La peste di Camus

Da più di un anno le biopsie non hanno più registrato cellule neoplastiche, tanto che ormai mi ero illuso che ormai la mia “guerra personale” fosse terminata e che “il nemico” fosse stato vinto in maniera definitiva. Le cose non sono andate proprio così, non so se l’attuale sia una guerra di contenimento o sia una “pace armata”, comunque il nemico è rimasto, anche se meno virulento e temibile di un tempo.

Quando il medico curante mi ha ordinato un altro ciclo di interventi, non so se preventivo o di sbarramento, m’è venuto, per associazione di idee, da pensare al romanzo di Camus che ho letto moltissimi anni fa.

Lo scrittore algerino, ma di cultura francese, immagina che nella città di Orano, nell’Africa settentrionale, sia scoppiata la peste. Le autorità ordinano che sia formato, attorno alla città, un cordone sanitario, in modo che il morbo non si diffonda. Il cuore del romanzo consiste nel dialogo del medico col sacerdote, ambedue soggetti di nobile sentire ed altruisti, ma mentre il sacerdote si impegna contro la peste sorretto dalla speranza nell’avvento del Signore, il medico, che esprime il pensiero di Camus, ateo, e che è il vero protagonista del romanzo, si impegna quanto il prete, ma afferma: «Anche se noi riuscissimo a debellare la peste, i suoi germi si nasconderanno negli angoli più oscuri della città e prima o poi piglieranno il sopravvento». L’uomo infatti, per Camus, è comunque soggetto a soggiacere alla morte e prima o poi essa finirà per vincere la battaglia definitiva.

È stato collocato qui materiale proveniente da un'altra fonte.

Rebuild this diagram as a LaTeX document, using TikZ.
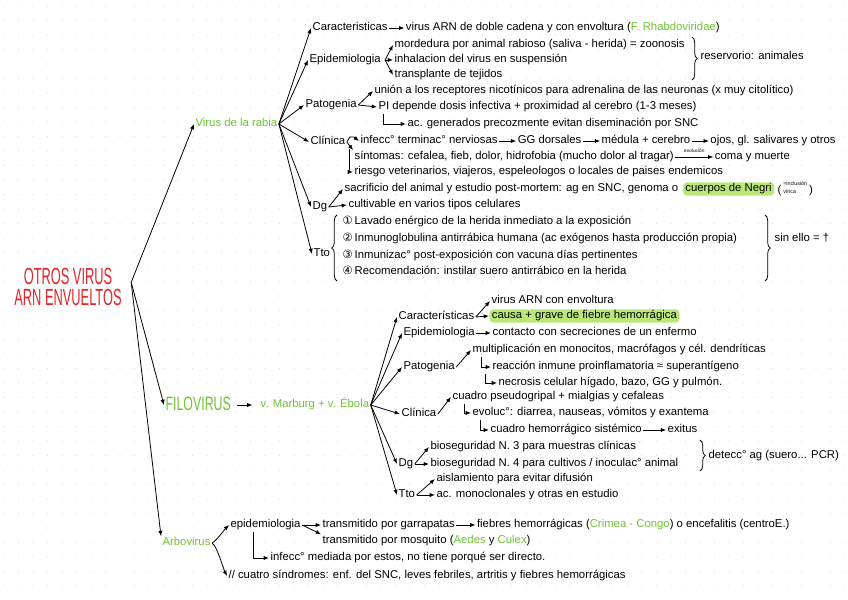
\documentclass[tikz,border=0pt]{standalone}
\usepackage{fontspec}
\setmainfont{Liberation Sans}
\newfontfamily\symf{DejaVu Sans}
\usetikzlibrary{arrows.meta,positioning,decorations.pathreplacing}
\definecolor{leaf}{RGB}{112,196,52}
\definecolor{hlgreen}{RGB}{186,232,120}
\definecolor{titlered}{RGB}{228,36,40}
\definecolor{dotgray}{RGB}{224,224,224}
\tikzset{
  item/.style={anchor=west,inner sep=1pt,text height=6pt,text depth=1.8pt,font=\fontsize{8.5}{9.5}\selectfont},
  head/.style={item,text=leaf},
  hilite/.style={item,inner xsep=2pt,fill=hlgreen,rounded corners=3pt},
  note/.style={anchor=west,inner sep=1pt,font=\fontsize{8.5}{9.5}\selectfont},
  title/.style={align=center,inner sep=1pt,text=titlered,font=\fontsize{17.5}{16}\selectfont},
  link/.style={-{Latex[length=1.4mm,width=1.1mm]},line width=0.6pt},
  curly/.style={decorate,decoration={brace,amplitude=4pt},line width=0.6pt}
}

\begin{document}
\begin{tikzpicture}[x=0.75pt,y=-0.75pt]

\useasboundingbox (0,0) rectangle (848,599);
\fill[white] (0,0) rectangle (848,599);
\foreach \i in {0,...,58}
  \foreach \j in {0,...,41}
    \fill[dotgray] (4+14.5*\i,6+14.5*\j) circle (0.6);

\node[title] (root) at (68,287) {\scalebox{0.55}[1]{OTROS VIRUS}\\\scalebox{0.55}[1]{ARN ENVUELTOS}};

\node[head] (rabia) at (194,124) {Virus de la rabia};
\node[head,font=\fontsize{14.5}{15}\selectfont,text height=10.5pt] (filo) at (164,405) {\scalebox{0.64}[1]{FILOVIRUS}};
\node[head,right=7mm of filo] (filov) {v. Marburg + v. Ébola};
\node[head] (arbo) at (161,543) {Arbovirus};

\draw[link] ([xshift=6pt,yshift=3.5pt]root.east) -- (rabia.west);
\draw[link] ([xshift=6pt,yshift=3.5pt]root.east) -- (filo.west);
\draw[link] ([xshift=6pt,yshift=3.5pt]root.east) -- (arbo.north west);
\draw[link,shorten <=3pt,shorten >=5pt] (filo) -- (filov);

% virus de la rabia
\node[item] (rcar) at (311,28) {Caracteristicas};
\node[item,right=4mm of rcar] (rcar1) {virus ARN de doble cadena y con envoltura (\textcolor{leaf}{F. Rhabdoviridae})};

\node[item] (repi) at (308,60) {Epidemiologia};
\node[item] (repi1) at (393,45) {mordedura por animal rabioso (saliva - herida) = zoonosis};
\node[item] (repi2) at (393,60) {inhalacion del virus en suspensión};
\node[item] (repi3) at (393,75) {transplante de tejidos};
\coordinate (rb1) at (692,37);
\coordinate (rb2) at (692,80);
\node[item] (rres) at (699,57) {reservorio: animales};

\node[item] (rpat) at (304,105) {Patogenia};
\node[item] (rpat1) at (373,91) {unión a los receptores nicotínicos para adrenalina de las neuronas (x muy citolítico)};
\node[item] (rpat2) at (377,107) {PI depende dosis infectiva + proximidad al cerebro (1-3 meses)};
\node[item] (rpat3) at (406,124) {ac. generados precozmente evitan diseminación por SNC};

\node[item] (rcli) at (309,142) {Clínica};
\node[item] (rcli1) at (359,141) {infecc° terminac° nerviosas};
\node[item,right=4.5mm of rcli1] (rcli2) {GG dorsales};
\node[item,right=4.5mm of rcli2] (rcli3) {médula + cerebro};
\node[item,right=4.5mm of rcli3] (rcli4) {ojos, gl. salivares y otros};
\node[item] (rcli5) at (353,157) {síntomas: cefalea, fieb, dolor, hidrofobia (mucho dolor al tragar)};
\node[item,right=10mm of rcli5] (rcli6) {coma y muerte};
\node[item] (rcli7) at (353,172) {riesgo veterinarios, viajeros, espeleologos o locales de paises endemicos};

\node[item] (rdg) at (311,207) {Dg};
\node[item] (rdg1) at (343,189) {sacrificio del animal y estudio post-mortem: ag en SNC, genoma o};
\node[hilite,right=2pt of rdg1] (negri) {cuerpos de Negri};
\node[note,right=1pt of negri] (negri2) {(\,{\fontsize{4}{4.5}\selectfont\shortstack[l]{=inclusión\\vírica}}\,)};
\node[item] (rdg2) at (347,205) {cultivable en varios tipos celulares};

\node[item] (rtto) at (312,254) {Tto};
\coordinate (rt1) at (337,281);
\coordinate (rt2) at (337,215);
\node[item] (rtto1) at (341,222) {{\symf ①}\,Lavado enérgico de la herida inmediato a la exposición};
\node[item] (rtto2) at (341,239) {{\symf ②}\,Inmunoglobulina antirrábica humana (ac exógenos hasta producción propia)};
\node[item] (rtto3) at (341,256) {{\symf ③}\,Inmunizac° post-exposición con vacuna días pertinentes};
\node[item] (rtto4) at (341,272) {{\symf ④}\,Recomendación: instilar suero antirrábico en la herida};
\coordinate (rt3) at (765,215);
\coordinate (rt4) at (765,281);
\node[item] (rsin) at (773,239) {sin ello = †};

\foreach \n in {rcar,repi,rpat,rcli,rdg,rtto}
  \draw[link] (rabia.east) -- (\n.west);
\draw[link] (rcar) -- (rcar1);
\foreach \n in {repi1,repi2,repi3}
  \draw[link] ([xshift=2pt]repi.east) -- (\n.west);
\draw[curly] (rb1) -- (rb2);
\draw[link] (rpat.east) -- (rpat1.west);
\draw[link] (rpat.east) -- (rpat2.west);
\draw[link] ([xshift=5pt]rpat2.south west) |- (rpat3.west);
\draw[link] (rcli.east) -- ++(3,-5) -- ++(4,0) -- (rcli1.west);
\draw[link] (rcli1) -- (rcli2);
\draw[link] (rcli2) -- (rcli3);
\draw[link] (rcli3) -- (rcli4);
\draw[link] (rcli.east) -- (rcli5.north west);
\draw[link] (rcli5) -- node[above=-0.5pt,font=\fontsize{3.6}{4}\selectfont] {evolución} (rcli6);
\draw[link] ([xshift=2pt]rcli.south east) |- (rcli7.west);
\draw[link] (rdg.east) -- (rdg1.west);
\draw[link] (rdg.east) -- (rdg2.west);
\draw[curly] (rt1) -- (rt2);
\draw[curly] (rt3) -- (rt4);

% filovirus
\node[item] (fcar) at (397,317) {Características};
\node[item] (fcar1) at (490,301) {virus ARN con envoltura};
\node[hilite] (fcar2) at (489,316) {causa + grave de fiebre hemorrágica};

\node[item] (fepi) at (402,333) {Epidemiologia};
\node[item] (fepi1) at (491,333) {contacto con secreciones de un enfermo};

\node[item] (fpat) at (402,367) {Patogenia};
\node[item] (fpat1) at (471,350) {multiplicación en monocitos, macrófagos y cél. dendríticas};
\node[item] (fpat2) at (491,367) {reacción inmune proinflamatoria ≈ superantígeno};
\node[item] (fpat3) at (497,383) {necrosis celular hígado, bazo, GG y pulmón.};

\node[item] (fcli) at (400,414) {Clínica};
\node[item] (fcli1) at (451,397) {cuadro pseudogripal + mialgias y cefaleas};
\node[item] (fcli2) at (471,413) {evoluc°: diarrea, nauseas, vómitos y exantema};
\node[item] (fcli3) at (489,430) {cuadro hemorrágico sistémico};
\node[item,right=6mm of fcli3] (fcli4) {exitus};

\node[item] (fdg) at (397,464) {Dg};
\node[item] (fdg1) at (429,447) {bioseguridad N. 3 para muestras clínicas};
\node[item] (fdg2) at (429,464) {bioseguridad N. 4 para cultivos / inoculac° animal};
\coordinate (fb1) at (700,440);
\coordinate (fb2) at (700,471);
\node[item] (fdet) at (707,456) {detecc° ag (suero... PCR)};

\node[item] (ftto) at (397,495) {Tto};
\node[item] (ftto1) at (435,479) {aislamiento para evitar difusión};
\node[item] (ftto2) at (435,495) {ac. monoclonales y otras en estudio};

\foreach \n in {fcar,fepi,fpat,fcli,fdg,ftto}
  \draw[link] (filov.east) -- (\n.west);
\draw[link] (fcar.east) -- (fcar1.west);
\draw[link] (fcar.east) -- (fcar2.west);
\draw[link] (fepi) -- (fepi1);
\draw[link] (fpat.east) -- (fpat1.west);
\draw[link] ([xshift=8pt]fpat1.south west) |- (fpat2.west);
\draw[link] ([xshift=-4pt]fpat2.south west) |- (fpat3.west);
\draw[link] (fcli.east) -- (fcli1.west);
\draw[link] ([xshift=10pt]fcli1.south west) |- (fcli2.west);
\draw[link] ([xshift=7pt]fcli2.south west) |- (fcli3.west);
\draw[link] (fcli3) -- (fcli4);
\draw[link] (fdg.east) -- (fdg1.west);
\draw[link] (fdg.east) -- (fdg2.west);
\draw[curly] (fb1) -- (fb2);
\draw[link] (ftto.east) -- (ftto1.west);
\draw[link] (ftto.east) -- (ftto2.west);

% arbovirus
\node[item] (aepi) at (229,525) {epidemiologia};
\node[item] (aepi1) at (321,525) {transmitido por garrapatas};
\node[item,right=5mm of aepi1] (aepi2) {fiebres hemorrágicas (\textcolor{leaf}{Crimea - Congo}) o encefalitis (centroE.)};
\node[item] (aepi3) at (321,541) {transmitido por mosquito (\textcolor{leaf}{Aedes} y \textcolor{leaf}{Culex})};
\node[item] (aepi4) at (269,558) {infecc° mediada por estos, no tiene porqué ser directo.};
\node[item] (asin) at (227,576) {// cuatro síndromes: enf. del SNC, leves febriles, artritis y fiebres hemorrágicas};

\draw[link] (arbo.east) .. controls +(5,-3) and +(-4,4) .. (aepi.west);
\draw[link] (arbo.east) .. controls +(5,3) and +(-4,-8) .. (asin.west);
\draw[link] (aepi.east) -- (aepi1.west);
\draw[link] (aepi.east) -- (aepi3.north west);
\draw[link] (aepi1) -- (aepi2);
\draw[link] ([xshift=18pt]aepi.south west) |- (aepi4.west);

\end{tikzpicture}
\end{document}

Chi s’è preso cura della mia salute ha riportato più di una vittoria sul nemico, però esso è sempre in agguato e non mi permette di abbassare la guardia. Ora io mi accingo ad affrontare una ennesima scaramuccia, nella speranza di riuscire a far ancora qualcosa di buono, comunque so che al tramonto succederà una nuova e più bella aurora. Questo non è poco!